To which Charlie Munger replied:

I don't think CalTech can make great investors out of most people. That's because to some extent they are like great chess players - they are almost born to be investors.

Obviously you have to know a lot. But partly it is temperament. Partly it's deferred gratification. You have to be willing to wait.

Good investing requires a weird combination of patience and aggression. And not many people have it.

It also requires a big amount of self-awareness about how much you know and how much you don't know. You have to know the edge of your own competence.

Let’s deconstruct Charlie’s response:

1.      Some people are born to be investors – Charlie is pointing out that not everything can be learned in investing. Yes, you can read all the great investing books out there. And you should. You can study all the prior great investors. And you should. However, that is necessary but not sufficient. You also need certain qualities that some people have and others… just don’t.

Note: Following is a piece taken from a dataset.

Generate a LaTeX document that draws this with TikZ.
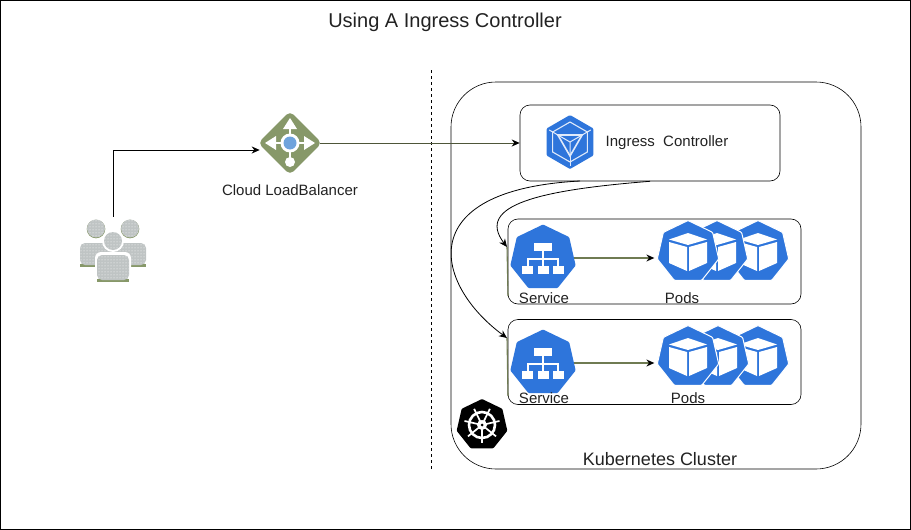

2.      Temperament – What are these qualities? Well, it’s best described as temperament. What does that mean? Imagine a scenario where everything is going wrong for you as an investor. The stock market is marking your investments way down. Your peers disagree with you. Your clients are starting to doubt you. You haven’t had a good year in the market in some time. Can you still stick to your well-reasoned investment process? Or will you fall apart and give in to the pain and start to deviate in order to try to catch up sooner rather than later?



3.   Patience – It seems so simple. Just do nothing when there is nothing worth doing. And yet, this seems so elusive to most investors. They convince themselves, or are convinced by others, that if only they were smart enough, work hard enough, that there is always something intelligent to do. So they slide down the slippery slope of “good enough.” Each compromise seems minor, or not a compromise at all, but eventually they are well down-hill from the commanding heights of investing discipline that they had aspired to.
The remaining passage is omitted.